***** Material for the task

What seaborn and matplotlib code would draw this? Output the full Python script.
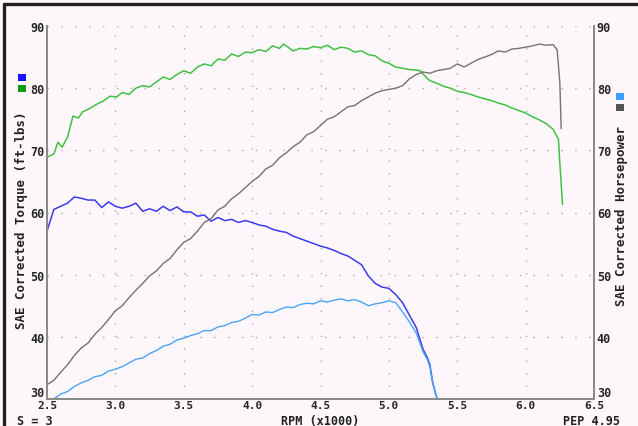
import matplotlib
matplotlib.use("Agg")
import matplotlib.pyplot as plt
import seaborn as sns
from matplotlib.lines import Line2D
from matplotlib.patches import Rectangle

# Run 1: torque (green, left axis) and horsepower (gray, right axis)
tq1_rpm = [2.50, 2.55, 2.58, 2.61, 2.65, 2.69, 2.73, 2.76, 2.81, 2.87, 2.91, 2.96, 3.01,
           3.05, 3.10, 3.15, 3.20, 3.25, 3.30, 3.35, 3.40, 3.45, 3.50, 3.55, 3.60, 3.65,
           3.70, 3.75, 3.80, 3.85, 3.90, 3.95, 4.00, 4.05, 4.10, 4.15, 4.20, 4.23, 4.30,
           4.35, 4.40, 4.45, 4.50, 4.55, 4.60, 4.65, 4.70, 4.75, 4.80, 4.85, 4.90, 4.95,
           5.00, 5.05, 5.10, 5.15, 5.20, 5.23, 5.27, 5.30, 5.35, 5.40, 5.45, 5.50, 5.55,
           5.60, 5.65, 5.70, 5.75, 5.80, 5.85, 5.90, 5.95, 6.00, 6.05, 6.10, 6.15, 6.20,
           6.24, 6.25, 6.27]
tq1 = [68.9, 69.4, 71.3, 70.5, 72.1, 75.5, 75.2, 76.2, 76.7, 77.5, 77.9, 78.7, 78.6,
       79.3, 79.0, 80.0, 80.4, 80.2, 81.0, 81.8, 81.4, 82.2, 82.8, 82.4, 83.4, 83.9,
       83.6, 84.7, 84.5, 85.5, 85.1, 85.8, 85.7, 86.2, 85.9, 86.8, 86.4, 87.1, 86.0,
       86.4, 86.3, 86.7, 86.5, 86.9, 86.2, 86.6, 86.4, 85.8, 86.0, 85.4, 85.2, 84.4,
       84.0, 83.4, 83.2, 83.0, 82.9, 82.8, 81.8, 81.2, 80.8, 80.3, 80.0, 79.5, 79.3,
       79.0, 78.6, 78.3, 78.0, 77.6, 77.3, 76.8, 76.4, 76.0, 75.4, 74.9, 74.3, 73.4,
       71.8, 68.0, 61.3]

hp1_rpm = [2.50, 2.55, 2.60, 2.65, 2.70, 2.75, 2.80, 2.85, 2.90, 2.95, 3.00, 3.05, 3.10,
           3.15, 3.20, 3.25, 3.30, 3.35, 3.40, 3.45, 3.50, 3.55, 3.60, 3.65, 3.70, 3.75,
           3.80, 3.85, 3.90, 3.95, 4.00, 4.05, 4.10, 4.15, 4.20, 4.25, 4.30, 4.35, 4.40,
           4.45, 4.50, 4.55, 4.60, 4.65, 4.70, 4.75, 4.80, 4.85, 4.90, 4.95, 5.00, 5.05,
           5.10, 5.15, 5.20, 5.25, 5.30, 5.35, 5.40, 5.45, 5.50, 5.55, 5.60, 5.65, 5.70,
           5.75, 5.80, 5.85, 5.90, 5.95, 6.00, 6.05, 6.10, 6.15, 6.20, 6.23, 6.25, 6.26]
hp1 = [32.3, 33.0, 34.3, 35.5, 37.0, 38.2, 39.0, 40.4, 41.5, 42.8, 44.2, 45.0, 46.3,
       47.5, 48.6, 49.8, 50.6, 51.8, 52.6, 54.0, 55.2, 55.8, 57.0, 58.4, 59.0, 60.4,
       61.0, 62.2, 63.0, 64.0, 65.0, 65.8, 67.0, 67.6, 68.8, 69.6, 70.6, 71.3, 72.5,
       73.0, 74.0, 75.0, 75.4, 76.2, 77.0, 77.2, 78.0, 78.6, 79.2, 79.6, 79.8, 80.0,
       80.4, 81.5, 82.2, 82.6, 82.4, 82.8, 83.0, 83.2, 83.9, 83.4, 84.0, 84.6, 85.0,
       85.4, 86.0, 85.8, 86.3, 86.4, 86.6, 86.8, 87.1, 86.9, 87.0, 86.2, 81.0, 73.5]

# Run 2: torque (blue, left axis) and horsepower (light blue, right axis)
run2_rpm = [2.50, 2.55, 2.60, 2.65, 2.70, 2.75, 2.80, 2.85, 2.90, 2.95, 3.00, 3.05, 3.10,
            3.15, 3.20, 3.25, 3.30, 3.35, 3.40, 3.45, 3.50, 3.55, 3.60, 3.65, 3.70, 3.75,
            3.80, 3.85, 3.90, 3.95, 4.00, 4.05, 4.10, 4.15, 4.20, 4.25, 4.30, 4.35, 4.40,
            4.45, 4.50, 4.55, 4.60, 4.65, 4.70, 4.75, 4.80, 4.85, 4.90, 4.95, 5.00, 5.05,
            5.10, 5.15, 5.20, 5.25, 5.28, 5.30, 5.32, 5.34, 5.36]
tq2 = [57.0, 60.5, 61.0, 61.5, 62.5, 62.3, 62.0, 62.0, 60.8, 61.7, 61.0, 60.7, 61.0,
       61.5, 60.2, 60.6, 60.2, 61.0, 60.3, 60.9, 60.1, 60.1, 59.4, 59.6, 58.6, 59.2,
       58.7, 58.9, 58.4, 58.7, 58.4, 58.0, 57.8, 57.3, 57.0, 56.8, 56.2, 55.8, 55.4,
       55.0, 54.6, 54.3, 53.9, 53.4, 53.0, 52.3, 51.6, 49.8, 48.6, 48.0, 47.8, 46.8,
       45.5, 43.5, 41.5, 38.0, 36.7, 35.5, 32.7, 31.0, 29.5]
hp2 = [29.5, 30.0, 30.8, 31.2, 32.0, 32.6, 33.0, 33.6, 33.8, 34.5, 34.8, 35.2, 35.8,
       36.4, 36.6, 37.3, 37.8, 38.5, 38.8, 39.5, 39.8, 40.2, 40.5, 41.0, 41.0, 41.6,
       41.8, 42.3, 42.5, 43.0, 43.6, 43.5, 44.0, 43.9, 44.4, 44.8, 44.7, 45.2, 45.4,
       45.3, 45.8, 45.6, 45.9, 46.1, 45.8, 46.0, 45.6, 45.0, 45.3, 45.5, 45.8, 45.5,
       44.0, 42.4, 40.6, 37.6, 36.4, 35.2, 32.6, 31.0, 29.5]

x_ticks = [2.5, 3.0, 3.5, 4.0, 4.5, 5.0, 5.5, 6.0, 6.5]
x_labels = ["2.5", "3.0", "3.5", "4.0", "4.5", "5.0", "5.5", "6.0", "6.5"]
y_ticks = [30, 40, 50, 60, 70, 80, 90]

bg = "#fdf7fc"
sns.set_style("white")
plt.rcParams["font.family"] = ["DejaVu Sans Mono", "DejaVu Sans"]
plt.rcParams["font.weight"] = "bold"

W, H = 638, 427
fig = plt.figure(figsize=(6.38, 4.27), dpi=100, facecolor=bg)
ax = fig.add_axes([47 / W, 27 / H, 547 / W, 373 / H])
ax.set_facecolor(bg)
ax2 = ax.twinx()

sns.lineplot(x=hp1_rpm, y=hp1, ax=ax2, color="#737373", lw=1.0)
sns.lineplot(x=run2_rpm, y=hp2, ax=ax2, color="#4da2f2", lw=1.0)
sns.lineplot(x=tq1_rpm, y=tq1, ax=ax, color="#42c042", lw=1.1)
sns.lineplot(x=run2_rpm, y=tq2, ax=ax, color="#3b3bea", lw=1.1)

for a in (ax, ax2):
    a.set_xlim(2.5, 6.5)
    a.set_ylim(30, 90)
    a.set_yticks(y_ticks)
    a.set_ylabel("")
    a.tick_params(length=0, labelsize=8.5, pad=2)
    a.spines["top"].set_visible(False)
    for s in ("left", "right", "bottom"):
        a.spines[s].set_color("#8a8a8a")
        a.spines[s].set_linewidth(1.4)

ax.set_xticks(x_ticks)
ax.set_xticklabels(x_labels, fontweight="bold")
ax.set_yticklabels([str(v) for v in y_ticks], fontweight="bold")
ax2.set_yticklabels([str(v) for v in y_ticks], fontweight="bold")
ax.tick_params(axis="x", pad=1, labelsize=8)

# the bottom "30" labels sit just above the axis line, clear of the rpm labels
for lab in (ax.get_yticklabels()[0], ax2.get_yticklabels()[0]):
    lab.set_verticalalignment("bottom")

# dotted grid
ax.set_axisbelow(True)
for xv in x_ticks[1:-1]:
    ax.axvline(xv, color="#a8a8a8", lw=1.0, linestyle=(0, (1, 8)), zorder=0)
for yv in y_ticks[1:]:
    ax.axhline(yv, color="#a8a8a8", lw=1.0, linestyle=(0, (1, 9)), zorder=0)

# axis titles and notes
fig.text(22 / W, 1 - 220 / H, "SAE Corrected Torque (ft-lbs)", rotation=90,
         ha="center", va="center", fontsize=9, fontweight="bold", color="#222222")
fig.text(621 / W, 1 - 216 / H, "SAE Corrected Horsepower", rotation=90,
         ha="center", va="center", fontsize=9, fontweight="bold", color="#222222")
fig.text(320 / W, 1 - 421.5 / H, "RPM (x1000)", ha="center", va="center",
         fontsize=8.5, fontweight="bold", color="#222222")
fig.text(17 / W, 1 - 421.5 / H, "S = 3", ha="left", va="center",
         fontsize=8.5, fontweight="bold", color="#222222")
fig.text(620 / W, 1 - 421.5 / H, "PEP 4.95", ha="right", va="center",
         fontsize=8.5, fontweight="bold", color="#222222")

# legend squares
for (x0, y0, c) in [(18, 75, "#1515ff"), (18, 86, "#119a11"),
                    (616, 94, "#3d9cff"), (616, 105, "#555555")]:
    fig.add_artist(Rectangle((x0 / W, 1 - (y0 + 7) / H), 8 / W, 7 / H,
                             transform=fig.transFigure, color=c, lw=0))

# outer frame (top and left edges)
fig.add_artist(Line2D([4 / W, 4 / W], [0, 1 - 5 / H], transform=fig.transFigure,
                      color="#222222", lw=2.4))
fig.add_artist(Line2D([4 / W, 1], [1 - 5 / H, 1 - 5 / H], transform=fig.transFigure,
                      color="#222222", lw=2.4))

fig.savefig("out.png", dpi=100, facecolor=bg)
plt.close(fig)
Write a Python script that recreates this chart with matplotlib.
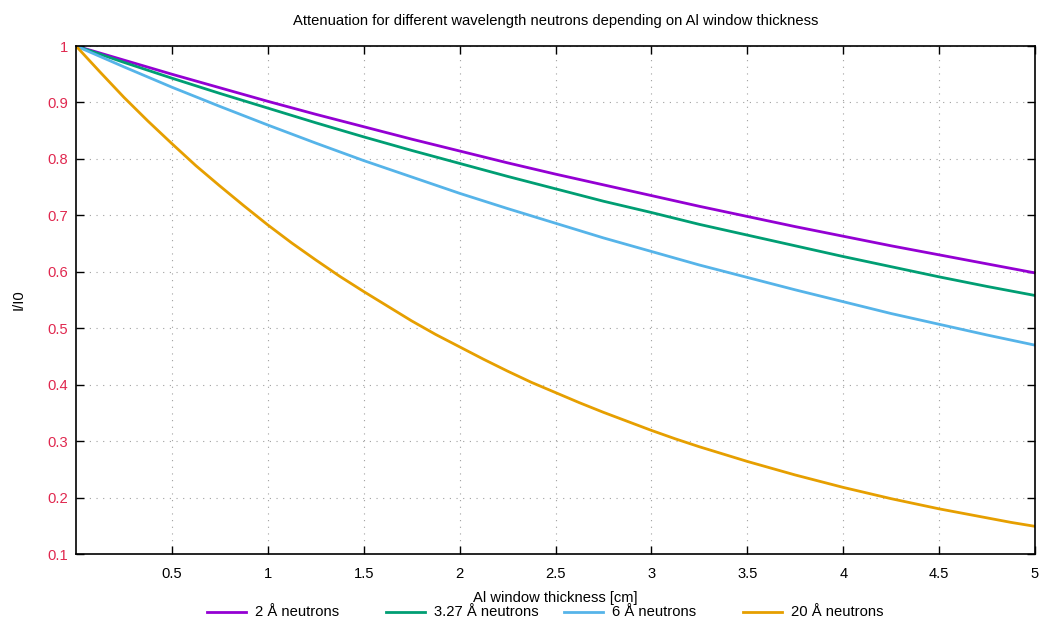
import matplotlib
matplotlib.use("Agg")
import matplotlib.pyplot as plt
from matplotlib.lines import Line2D

plt.rcParams['font.family'] = ['Liberation Sans', 'DejaVu Sans']
plt.rcParams['font.size'] = 10.6

thickness = [0.00, 0.25, 0.50, 0.75, 1.00, 1.25, 1.50, 1.75, 2.00, 2.25, 2.50,
             2.75, 3.00, 3.25, 3.50, 3.75, 4.00, 4.25, 4.50, 4.75, 5.00]
att_2A = [1.000, 0.975, 0.950, 0.926, 0.902, 0.879, 0.857, 0.835, 0.814, 0.793, 0.773,
          0.754, 0.735, 0.716, 0.698, 0.680, 0.663, 0.646, 0.630, 0.614, 0.598]
att_327A = [1.000, 0.971, 0.943, 0.916, 0.890, 0.864, 0.839, 0.815, 0.792, 0.769, 0.747,
            0.725, 0.705, 0.684, 0.665, 0.646, 0.627, 0.609, 0.591, 0.574, 0.558]
att_6A = [1.000, 0.963, 0.927, 0.893, 0.860, 0.828, 0.797, 0.768, 0.739, 0.712, 0.686,
          0.660, 0.636, 0.612, 0.590, 0.568, 0.547, 0.526, 0.507, 0.488, 0.470]
thickness_fine = [0.000, 0.125, 0.250, 0.375, 0.500, 0.625, 0.750, 0.875, 1.000, 1.125,
                  1.250, 1.375, 1.500, 1.625, 1.750, 1.875, 2.000, 2.125, 2.250, 2.375,
                  2.500, 2.625, 2.750, 2.875, 3.000, 3.125, 3.250, 3.375, 3.500, 3.625,
                  3.750, 3.875, 4.000, 4.125, 4.250, 4.375, 4.500, 4.625, 4.750, 4.875,
                  5.000]
att_20A = [1.000, 0.954, 0.909, 0.867, 0.827, 0.788, 0.752, 0.717, 0.683, 0.651,
           0.621, 0.592, 0.565, 0.539, 0.513, 0.489, 0.467, 0.445, 0.424, 0.404,
           0.386, 0.368, 0.351, 0.335, 0.319, 0.304, 0.290, 0.277, 0.264, 0.252,
           0.240, 0.229, 0.218, 0.208, 0.198, 0.189, 0.180, 0.172, 0.164, 0.156,
           0.149]
labels = ['2 Å neutrons', '3.27 Å neutrons', '6 Å neutrons', '20 Å neutrons']
xs = [thickness, thickness, thickness, thickness_fine]
series = [att_2A, att_327A, att_6A, att_20A]
colors = ['#9400d3', '#009e73', '#56b4e9', '#e69f00']
xticks = [0.5, 1, 1.5, 2, 2.5, 3, 3.5, 4, 4.5, 5]
yticks = [0.1, 0.2, 0.3, 0.4, 0.5, 0.6, 0.7, 0.8, 0.9, 1.0]

W, H = 1040, 620
fig = plt.figure(figsize=(W / 100, H / 100), dpi=100)
L, R, T, B = 76, 1035, 46, 554
ax = fig.add_axes([L / W, 1 - B / H, (R - L) / W, (B - T) / H])

for x, y, c in zip(xs, series, colors):
    ax.plot(x, y, color=c, lw=2.0, solid_joinstyle='round')

ax.set_xlim(0, 5)
ax.set_ylim(0.1, 1.0)
ax.set_xticks(xticks)
ax.set_xticklabels([f'{v:g}' for v in xticks])
ax.set_yticks(yticks)
ax.set_yticklabels([f'{v:g}' for v in yticks])
ax.tick_params(direction='in', top=True, right=True, length=6, width=1, pad=9)
ax.tick_params(axis='y', labelcolor='#e0284f', pad=6)
for sp in ax.spines.values():
    sp.set_linewidth(1.2)
ax.grid(True, color='#a0a0a0', linestyle=(0, (1, 5)), linewidth=0.8)

ax.set_xlabel('Al window thickness [cm]')
ax.set_ylabel('I/I0')
ax.xaxis.set_label_coords(0.5, -0.073)
ax.yaxis.set_label_coords(-0.060, 0.5)
ax.yaxis.label.set_va('center')
ax.set_title('Attenuation for different wavelength neutrons depending on Al window thickness',
             fontsize=10.6, pad=15)

# legend entries, gnuplot-style horizontal key
for i, (lab, c) in enumerate(zip(labels, colors)):
    x0 = 207 + 178.7 * i
    yk = 1 - 612 / H
    fig.add_artist(Line2D([x0 / W, (x0 + 39) / W], [yk, yk], color=c, lw=2.0,
                          transform=fig.transFigure))
    fig.text((x0 + 48) / W, yk, lab, va='center', ha='left')

fig.savefig('out.png', dpi=100)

**********

- _Written task_
Every line from the top of the material above through the line with "from matplotlib.patches import Rectangle" should be duplicated exactly, please; leave out the pictures.

- _Result for this exercise_
What seaborn and matplotlib code would draw this? Output the full Python script.
import matplotlib
matplotlib.use("Agg")
import matplotlib.pyplot as plt
import seaborn as sns
from matplotlib.lines import Line2D
from matplotlib.patches import Rectangle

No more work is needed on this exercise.